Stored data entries
## Begin

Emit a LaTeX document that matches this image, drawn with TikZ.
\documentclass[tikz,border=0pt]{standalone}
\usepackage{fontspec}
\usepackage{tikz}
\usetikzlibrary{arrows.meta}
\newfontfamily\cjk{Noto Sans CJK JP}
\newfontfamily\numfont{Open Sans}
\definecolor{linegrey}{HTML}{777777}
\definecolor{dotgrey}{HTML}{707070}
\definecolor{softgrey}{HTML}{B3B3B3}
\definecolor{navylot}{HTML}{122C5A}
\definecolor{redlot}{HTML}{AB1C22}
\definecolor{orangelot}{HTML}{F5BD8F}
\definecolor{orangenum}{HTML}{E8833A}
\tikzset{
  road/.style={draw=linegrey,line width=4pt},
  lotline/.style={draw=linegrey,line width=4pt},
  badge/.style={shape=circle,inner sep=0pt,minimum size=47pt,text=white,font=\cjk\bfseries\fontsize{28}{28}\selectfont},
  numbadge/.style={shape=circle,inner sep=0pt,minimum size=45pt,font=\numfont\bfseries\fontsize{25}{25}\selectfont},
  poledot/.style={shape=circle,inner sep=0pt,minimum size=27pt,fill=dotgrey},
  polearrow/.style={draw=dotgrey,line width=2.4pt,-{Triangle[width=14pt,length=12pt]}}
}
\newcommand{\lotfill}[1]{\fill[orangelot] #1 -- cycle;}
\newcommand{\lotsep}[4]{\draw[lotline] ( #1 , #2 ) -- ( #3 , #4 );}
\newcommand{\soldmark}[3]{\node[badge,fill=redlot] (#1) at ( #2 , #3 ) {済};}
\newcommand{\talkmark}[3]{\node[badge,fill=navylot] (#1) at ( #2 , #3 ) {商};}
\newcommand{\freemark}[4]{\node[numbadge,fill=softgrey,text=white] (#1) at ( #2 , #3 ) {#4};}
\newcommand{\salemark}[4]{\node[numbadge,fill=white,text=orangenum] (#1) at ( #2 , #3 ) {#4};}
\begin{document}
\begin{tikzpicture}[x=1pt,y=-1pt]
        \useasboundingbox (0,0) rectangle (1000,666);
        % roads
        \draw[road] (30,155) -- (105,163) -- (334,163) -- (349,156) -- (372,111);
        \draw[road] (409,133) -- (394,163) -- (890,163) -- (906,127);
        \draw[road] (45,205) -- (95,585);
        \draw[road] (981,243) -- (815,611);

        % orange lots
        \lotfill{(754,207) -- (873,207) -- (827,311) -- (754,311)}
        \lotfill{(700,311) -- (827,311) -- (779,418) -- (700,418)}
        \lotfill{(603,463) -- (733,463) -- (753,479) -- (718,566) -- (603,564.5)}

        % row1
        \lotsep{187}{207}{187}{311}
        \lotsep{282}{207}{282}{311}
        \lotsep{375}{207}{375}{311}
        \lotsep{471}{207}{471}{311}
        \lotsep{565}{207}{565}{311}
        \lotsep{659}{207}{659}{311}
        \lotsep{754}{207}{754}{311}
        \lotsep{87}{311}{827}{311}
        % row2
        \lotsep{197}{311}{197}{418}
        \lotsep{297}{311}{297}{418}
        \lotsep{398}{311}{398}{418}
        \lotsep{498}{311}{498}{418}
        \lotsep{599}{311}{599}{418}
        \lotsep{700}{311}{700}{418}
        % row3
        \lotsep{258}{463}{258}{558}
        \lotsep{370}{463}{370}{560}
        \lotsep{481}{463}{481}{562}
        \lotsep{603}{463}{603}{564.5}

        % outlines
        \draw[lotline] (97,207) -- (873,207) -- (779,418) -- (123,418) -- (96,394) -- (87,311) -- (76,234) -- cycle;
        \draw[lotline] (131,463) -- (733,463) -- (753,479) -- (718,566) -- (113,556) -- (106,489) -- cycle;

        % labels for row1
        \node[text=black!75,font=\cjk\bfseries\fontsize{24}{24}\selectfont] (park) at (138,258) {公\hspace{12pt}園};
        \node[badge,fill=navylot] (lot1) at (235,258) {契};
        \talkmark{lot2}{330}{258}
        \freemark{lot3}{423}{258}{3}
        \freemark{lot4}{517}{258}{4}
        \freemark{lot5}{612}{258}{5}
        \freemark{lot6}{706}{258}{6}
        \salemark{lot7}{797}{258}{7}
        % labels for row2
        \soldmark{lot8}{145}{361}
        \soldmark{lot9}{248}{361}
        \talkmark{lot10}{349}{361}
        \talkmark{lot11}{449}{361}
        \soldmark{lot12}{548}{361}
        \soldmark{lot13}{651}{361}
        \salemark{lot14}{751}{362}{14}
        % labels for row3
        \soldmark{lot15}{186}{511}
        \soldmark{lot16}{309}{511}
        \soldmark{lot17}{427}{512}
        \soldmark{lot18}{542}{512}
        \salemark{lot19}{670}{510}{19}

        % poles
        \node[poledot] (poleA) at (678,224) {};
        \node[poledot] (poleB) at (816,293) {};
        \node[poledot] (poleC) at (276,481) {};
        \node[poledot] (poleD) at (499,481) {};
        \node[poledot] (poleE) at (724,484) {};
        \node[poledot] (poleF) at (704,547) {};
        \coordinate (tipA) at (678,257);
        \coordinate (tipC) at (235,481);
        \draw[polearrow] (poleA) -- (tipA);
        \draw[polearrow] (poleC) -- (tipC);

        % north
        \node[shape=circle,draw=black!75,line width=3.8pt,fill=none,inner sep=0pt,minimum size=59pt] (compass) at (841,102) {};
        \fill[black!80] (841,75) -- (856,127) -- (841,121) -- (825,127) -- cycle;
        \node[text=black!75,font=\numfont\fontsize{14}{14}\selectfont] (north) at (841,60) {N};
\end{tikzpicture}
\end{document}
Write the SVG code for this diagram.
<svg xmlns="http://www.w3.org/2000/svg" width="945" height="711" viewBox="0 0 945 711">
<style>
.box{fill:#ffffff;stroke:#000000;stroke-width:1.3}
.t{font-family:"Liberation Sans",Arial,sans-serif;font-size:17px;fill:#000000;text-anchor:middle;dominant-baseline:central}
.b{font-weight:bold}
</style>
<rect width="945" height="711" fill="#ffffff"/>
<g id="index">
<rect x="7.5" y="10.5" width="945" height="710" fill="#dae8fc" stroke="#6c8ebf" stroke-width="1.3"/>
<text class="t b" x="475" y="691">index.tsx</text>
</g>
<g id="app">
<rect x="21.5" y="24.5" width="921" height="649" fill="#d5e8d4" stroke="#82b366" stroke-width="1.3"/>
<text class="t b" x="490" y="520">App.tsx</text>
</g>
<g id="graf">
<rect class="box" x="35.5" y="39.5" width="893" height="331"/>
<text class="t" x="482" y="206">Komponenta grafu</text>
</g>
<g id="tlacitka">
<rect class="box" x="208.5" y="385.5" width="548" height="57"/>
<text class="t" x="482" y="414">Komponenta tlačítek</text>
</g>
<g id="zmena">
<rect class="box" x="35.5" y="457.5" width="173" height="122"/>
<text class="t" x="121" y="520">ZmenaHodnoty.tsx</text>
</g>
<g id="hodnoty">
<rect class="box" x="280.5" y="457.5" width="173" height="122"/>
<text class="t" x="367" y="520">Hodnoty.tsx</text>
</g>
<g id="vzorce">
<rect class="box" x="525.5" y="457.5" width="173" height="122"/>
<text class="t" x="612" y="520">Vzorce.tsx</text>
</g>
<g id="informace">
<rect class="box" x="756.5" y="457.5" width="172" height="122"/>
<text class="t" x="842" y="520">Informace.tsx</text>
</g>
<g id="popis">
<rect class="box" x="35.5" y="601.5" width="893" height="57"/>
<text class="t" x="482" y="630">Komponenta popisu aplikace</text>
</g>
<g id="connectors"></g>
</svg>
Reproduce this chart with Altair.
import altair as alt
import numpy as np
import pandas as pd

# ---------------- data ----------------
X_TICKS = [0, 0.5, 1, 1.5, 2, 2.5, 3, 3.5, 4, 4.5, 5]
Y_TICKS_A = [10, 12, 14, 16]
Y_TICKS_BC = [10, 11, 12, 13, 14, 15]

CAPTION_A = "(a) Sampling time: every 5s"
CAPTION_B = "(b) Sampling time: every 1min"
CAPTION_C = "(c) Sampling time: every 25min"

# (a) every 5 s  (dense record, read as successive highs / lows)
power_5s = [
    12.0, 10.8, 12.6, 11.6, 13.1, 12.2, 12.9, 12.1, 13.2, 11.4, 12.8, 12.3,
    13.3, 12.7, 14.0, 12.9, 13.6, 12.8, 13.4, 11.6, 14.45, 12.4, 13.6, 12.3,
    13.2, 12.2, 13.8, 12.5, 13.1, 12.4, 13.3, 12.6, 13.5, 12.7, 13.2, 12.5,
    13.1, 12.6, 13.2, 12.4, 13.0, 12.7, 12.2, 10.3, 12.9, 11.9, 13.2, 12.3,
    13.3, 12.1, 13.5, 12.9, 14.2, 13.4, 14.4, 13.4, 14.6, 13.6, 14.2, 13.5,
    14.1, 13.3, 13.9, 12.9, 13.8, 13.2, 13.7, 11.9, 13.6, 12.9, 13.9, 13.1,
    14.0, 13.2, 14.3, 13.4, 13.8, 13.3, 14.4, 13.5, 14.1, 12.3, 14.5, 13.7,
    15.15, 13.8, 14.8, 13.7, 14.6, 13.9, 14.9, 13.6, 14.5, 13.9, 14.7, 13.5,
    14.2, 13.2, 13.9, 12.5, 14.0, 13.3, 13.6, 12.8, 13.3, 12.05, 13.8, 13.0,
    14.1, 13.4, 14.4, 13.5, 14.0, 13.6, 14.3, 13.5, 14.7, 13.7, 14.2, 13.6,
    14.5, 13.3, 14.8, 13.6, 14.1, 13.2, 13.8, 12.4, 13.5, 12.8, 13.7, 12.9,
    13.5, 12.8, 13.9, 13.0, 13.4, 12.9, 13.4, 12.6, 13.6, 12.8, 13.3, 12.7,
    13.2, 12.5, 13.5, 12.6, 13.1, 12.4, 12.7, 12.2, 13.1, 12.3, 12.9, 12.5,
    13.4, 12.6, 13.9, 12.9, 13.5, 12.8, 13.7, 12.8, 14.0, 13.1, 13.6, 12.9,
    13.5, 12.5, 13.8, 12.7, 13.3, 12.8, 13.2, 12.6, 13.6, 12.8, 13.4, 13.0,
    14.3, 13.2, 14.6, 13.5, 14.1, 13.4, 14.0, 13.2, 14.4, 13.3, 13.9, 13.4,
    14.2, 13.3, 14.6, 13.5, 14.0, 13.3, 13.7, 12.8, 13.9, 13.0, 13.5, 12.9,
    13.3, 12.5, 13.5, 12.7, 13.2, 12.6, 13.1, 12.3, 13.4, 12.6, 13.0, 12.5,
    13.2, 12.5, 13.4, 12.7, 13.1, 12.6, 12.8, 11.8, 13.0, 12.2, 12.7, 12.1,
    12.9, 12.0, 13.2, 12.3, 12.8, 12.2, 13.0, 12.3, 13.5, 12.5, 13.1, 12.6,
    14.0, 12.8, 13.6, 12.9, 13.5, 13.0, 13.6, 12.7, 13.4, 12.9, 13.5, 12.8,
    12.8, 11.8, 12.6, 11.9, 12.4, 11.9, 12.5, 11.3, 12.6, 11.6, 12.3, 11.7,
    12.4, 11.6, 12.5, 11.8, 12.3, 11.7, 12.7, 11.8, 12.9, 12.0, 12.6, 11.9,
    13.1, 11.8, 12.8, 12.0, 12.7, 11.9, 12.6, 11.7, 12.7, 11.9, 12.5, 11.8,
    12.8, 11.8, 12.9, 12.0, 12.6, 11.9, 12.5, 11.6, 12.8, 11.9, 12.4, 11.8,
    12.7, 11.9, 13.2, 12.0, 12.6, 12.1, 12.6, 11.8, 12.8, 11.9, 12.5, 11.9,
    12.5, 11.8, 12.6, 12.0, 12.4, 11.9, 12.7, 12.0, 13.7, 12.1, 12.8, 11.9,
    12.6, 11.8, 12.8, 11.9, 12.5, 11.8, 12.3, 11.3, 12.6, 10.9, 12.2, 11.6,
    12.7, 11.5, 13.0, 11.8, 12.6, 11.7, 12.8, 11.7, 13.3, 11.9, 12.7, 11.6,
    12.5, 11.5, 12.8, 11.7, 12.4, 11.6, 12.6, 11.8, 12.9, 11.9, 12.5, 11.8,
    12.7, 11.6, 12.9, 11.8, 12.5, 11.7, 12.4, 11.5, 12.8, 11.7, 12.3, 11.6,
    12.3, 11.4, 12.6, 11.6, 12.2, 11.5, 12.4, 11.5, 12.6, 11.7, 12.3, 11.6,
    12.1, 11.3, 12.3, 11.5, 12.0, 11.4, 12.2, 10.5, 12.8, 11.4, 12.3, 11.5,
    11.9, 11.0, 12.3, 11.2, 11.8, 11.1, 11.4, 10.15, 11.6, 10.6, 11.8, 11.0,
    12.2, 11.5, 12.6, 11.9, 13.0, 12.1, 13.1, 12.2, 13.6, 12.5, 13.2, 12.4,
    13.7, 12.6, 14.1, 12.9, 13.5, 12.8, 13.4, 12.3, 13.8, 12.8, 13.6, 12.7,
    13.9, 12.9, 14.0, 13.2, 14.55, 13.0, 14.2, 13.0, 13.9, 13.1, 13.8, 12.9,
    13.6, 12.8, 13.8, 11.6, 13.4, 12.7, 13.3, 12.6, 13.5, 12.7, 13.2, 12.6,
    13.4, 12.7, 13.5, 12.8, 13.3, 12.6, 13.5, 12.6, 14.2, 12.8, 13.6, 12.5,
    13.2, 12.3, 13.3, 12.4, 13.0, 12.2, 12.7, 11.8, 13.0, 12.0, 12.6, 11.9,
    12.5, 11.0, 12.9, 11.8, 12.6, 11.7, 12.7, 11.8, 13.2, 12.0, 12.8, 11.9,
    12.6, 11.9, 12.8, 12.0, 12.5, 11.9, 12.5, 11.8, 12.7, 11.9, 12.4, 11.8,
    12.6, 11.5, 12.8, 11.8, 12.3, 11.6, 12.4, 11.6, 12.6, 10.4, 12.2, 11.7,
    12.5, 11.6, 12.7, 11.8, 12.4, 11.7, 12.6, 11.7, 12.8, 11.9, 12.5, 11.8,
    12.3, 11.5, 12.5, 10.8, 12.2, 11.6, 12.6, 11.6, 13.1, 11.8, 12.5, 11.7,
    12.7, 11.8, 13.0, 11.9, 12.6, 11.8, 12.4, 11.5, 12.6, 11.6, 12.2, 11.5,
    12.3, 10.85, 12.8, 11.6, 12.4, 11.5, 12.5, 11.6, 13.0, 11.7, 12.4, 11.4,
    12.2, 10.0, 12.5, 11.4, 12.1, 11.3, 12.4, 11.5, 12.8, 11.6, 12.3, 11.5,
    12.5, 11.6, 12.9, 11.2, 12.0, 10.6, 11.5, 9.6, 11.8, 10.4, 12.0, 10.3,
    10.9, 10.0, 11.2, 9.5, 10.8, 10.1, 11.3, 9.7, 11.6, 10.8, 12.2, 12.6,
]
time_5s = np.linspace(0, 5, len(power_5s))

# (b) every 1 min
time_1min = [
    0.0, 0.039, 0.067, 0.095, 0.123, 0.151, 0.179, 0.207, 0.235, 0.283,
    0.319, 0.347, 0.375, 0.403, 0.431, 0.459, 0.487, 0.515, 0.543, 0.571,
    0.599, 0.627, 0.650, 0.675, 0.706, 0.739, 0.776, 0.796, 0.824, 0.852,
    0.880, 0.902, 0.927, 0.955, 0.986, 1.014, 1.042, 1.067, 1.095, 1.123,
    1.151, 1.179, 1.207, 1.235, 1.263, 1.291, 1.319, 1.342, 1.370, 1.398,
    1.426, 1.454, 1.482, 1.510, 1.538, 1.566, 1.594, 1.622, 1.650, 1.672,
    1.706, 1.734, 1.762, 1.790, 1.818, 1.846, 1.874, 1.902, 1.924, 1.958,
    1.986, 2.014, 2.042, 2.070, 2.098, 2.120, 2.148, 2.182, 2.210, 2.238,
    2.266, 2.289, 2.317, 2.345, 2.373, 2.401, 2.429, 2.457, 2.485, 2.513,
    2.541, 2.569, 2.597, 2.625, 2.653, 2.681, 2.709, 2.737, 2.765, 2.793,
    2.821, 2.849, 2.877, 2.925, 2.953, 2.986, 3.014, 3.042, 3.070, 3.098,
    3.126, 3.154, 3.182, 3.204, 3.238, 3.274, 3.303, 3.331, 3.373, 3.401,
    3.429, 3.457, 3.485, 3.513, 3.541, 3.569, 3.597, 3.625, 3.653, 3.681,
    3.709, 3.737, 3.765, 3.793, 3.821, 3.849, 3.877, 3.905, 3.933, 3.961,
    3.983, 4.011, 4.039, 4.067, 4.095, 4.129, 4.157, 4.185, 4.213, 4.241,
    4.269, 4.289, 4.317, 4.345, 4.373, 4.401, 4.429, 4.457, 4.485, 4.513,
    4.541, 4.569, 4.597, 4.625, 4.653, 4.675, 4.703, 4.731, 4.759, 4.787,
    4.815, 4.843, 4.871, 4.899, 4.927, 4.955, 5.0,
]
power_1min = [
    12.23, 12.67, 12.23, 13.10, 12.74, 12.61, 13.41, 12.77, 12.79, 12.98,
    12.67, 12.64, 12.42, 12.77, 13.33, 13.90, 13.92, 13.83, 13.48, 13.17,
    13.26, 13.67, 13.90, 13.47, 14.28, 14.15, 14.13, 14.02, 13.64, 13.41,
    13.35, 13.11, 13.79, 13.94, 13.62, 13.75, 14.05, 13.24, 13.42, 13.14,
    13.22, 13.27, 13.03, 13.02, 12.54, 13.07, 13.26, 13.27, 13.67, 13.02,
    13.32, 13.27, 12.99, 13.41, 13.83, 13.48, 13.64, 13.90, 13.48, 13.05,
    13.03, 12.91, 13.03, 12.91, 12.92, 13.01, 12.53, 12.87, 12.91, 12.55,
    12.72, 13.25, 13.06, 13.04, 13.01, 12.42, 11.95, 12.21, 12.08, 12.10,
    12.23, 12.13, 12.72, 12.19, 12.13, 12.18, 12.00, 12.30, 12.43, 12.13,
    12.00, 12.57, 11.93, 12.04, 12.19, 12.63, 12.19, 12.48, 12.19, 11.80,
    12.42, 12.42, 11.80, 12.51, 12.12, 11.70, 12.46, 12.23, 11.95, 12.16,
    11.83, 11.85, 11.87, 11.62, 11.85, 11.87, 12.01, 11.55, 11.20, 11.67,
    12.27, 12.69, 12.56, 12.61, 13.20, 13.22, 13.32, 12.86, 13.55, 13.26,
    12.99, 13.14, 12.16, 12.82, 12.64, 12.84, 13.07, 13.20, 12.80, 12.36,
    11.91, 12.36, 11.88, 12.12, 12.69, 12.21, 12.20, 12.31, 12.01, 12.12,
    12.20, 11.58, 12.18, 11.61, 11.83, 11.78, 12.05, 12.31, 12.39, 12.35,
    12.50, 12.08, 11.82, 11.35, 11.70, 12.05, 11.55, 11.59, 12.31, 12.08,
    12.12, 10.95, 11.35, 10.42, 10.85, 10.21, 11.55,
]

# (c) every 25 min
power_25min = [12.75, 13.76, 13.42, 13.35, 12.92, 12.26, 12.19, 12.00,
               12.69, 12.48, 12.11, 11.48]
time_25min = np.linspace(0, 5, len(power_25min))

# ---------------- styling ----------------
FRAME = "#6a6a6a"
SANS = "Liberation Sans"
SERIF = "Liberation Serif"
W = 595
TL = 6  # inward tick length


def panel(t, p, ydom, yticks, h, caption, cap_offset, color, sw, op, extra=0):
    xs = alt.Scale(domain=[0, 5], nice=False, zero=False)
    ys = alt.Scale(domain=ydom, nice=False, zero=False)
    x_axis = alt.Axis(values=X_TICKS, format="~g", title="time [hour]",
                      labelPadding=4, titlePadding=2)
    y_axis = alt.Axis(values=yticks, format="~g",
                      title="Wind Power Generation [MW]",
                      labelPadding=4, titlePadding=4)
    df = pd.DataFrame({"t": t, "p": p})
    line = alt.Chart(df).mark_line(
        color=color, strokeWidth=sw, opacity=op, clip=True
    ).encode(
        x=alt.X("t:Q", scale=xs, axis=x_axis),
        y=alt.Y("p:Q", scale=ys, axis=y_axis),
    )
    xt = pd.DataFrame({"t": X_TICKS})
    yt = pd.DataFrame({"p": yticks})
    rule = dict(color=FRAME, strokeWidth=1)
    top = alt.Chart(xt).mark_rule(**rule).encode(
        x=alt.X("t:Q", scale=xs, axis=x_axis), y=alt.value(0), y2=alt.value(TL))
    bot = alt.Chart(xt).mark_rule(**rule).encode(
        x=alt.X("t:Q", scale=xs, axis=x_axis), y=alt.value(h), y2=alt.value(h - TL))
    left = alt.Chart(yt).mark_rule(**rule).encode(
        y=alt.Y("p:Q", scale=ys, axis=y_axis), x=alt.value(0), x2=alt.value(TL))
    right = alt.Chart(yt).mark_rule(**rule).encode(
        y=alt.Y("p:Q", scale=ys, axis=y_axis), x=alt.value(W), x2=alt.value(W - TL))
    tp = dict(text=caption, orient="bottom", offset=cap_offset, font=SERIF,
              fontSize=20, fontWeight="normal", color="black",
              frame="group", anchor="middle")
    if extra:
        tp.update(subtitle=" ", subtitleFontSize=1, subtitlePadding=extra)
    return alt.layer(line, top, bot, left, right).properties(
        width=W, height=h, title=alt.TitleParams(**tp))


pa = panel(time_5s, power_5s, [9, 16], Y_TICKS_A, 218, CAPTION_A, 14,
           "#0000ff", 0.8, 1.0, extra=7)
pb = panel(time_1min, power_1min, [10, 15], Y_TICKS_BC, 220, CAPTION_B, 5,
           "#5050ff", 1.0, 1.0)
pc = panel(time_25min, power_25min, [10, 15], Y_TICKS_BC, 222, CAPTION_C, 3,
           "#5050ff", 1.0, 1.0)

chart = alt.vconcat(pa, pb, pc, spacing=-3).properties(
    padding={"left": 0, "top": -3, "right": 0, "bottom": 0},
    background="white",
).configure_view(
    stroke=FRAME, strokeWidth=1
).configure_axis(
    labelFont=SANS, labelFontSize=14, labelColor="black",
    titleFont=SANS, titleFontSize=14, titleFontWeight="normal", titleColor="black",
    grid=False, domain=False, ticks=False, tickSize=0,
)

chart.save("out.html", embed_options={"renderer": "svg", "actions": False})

## End

### [WRITTEN EXERCISE]
Find every line in the records above that holds the word "with", and copy each one.

### [RESULT FOR THIS EXERCISE]
Emit a LaTeX document that matches this image, drawn with TikZ.
Reproduce this chart with Altair.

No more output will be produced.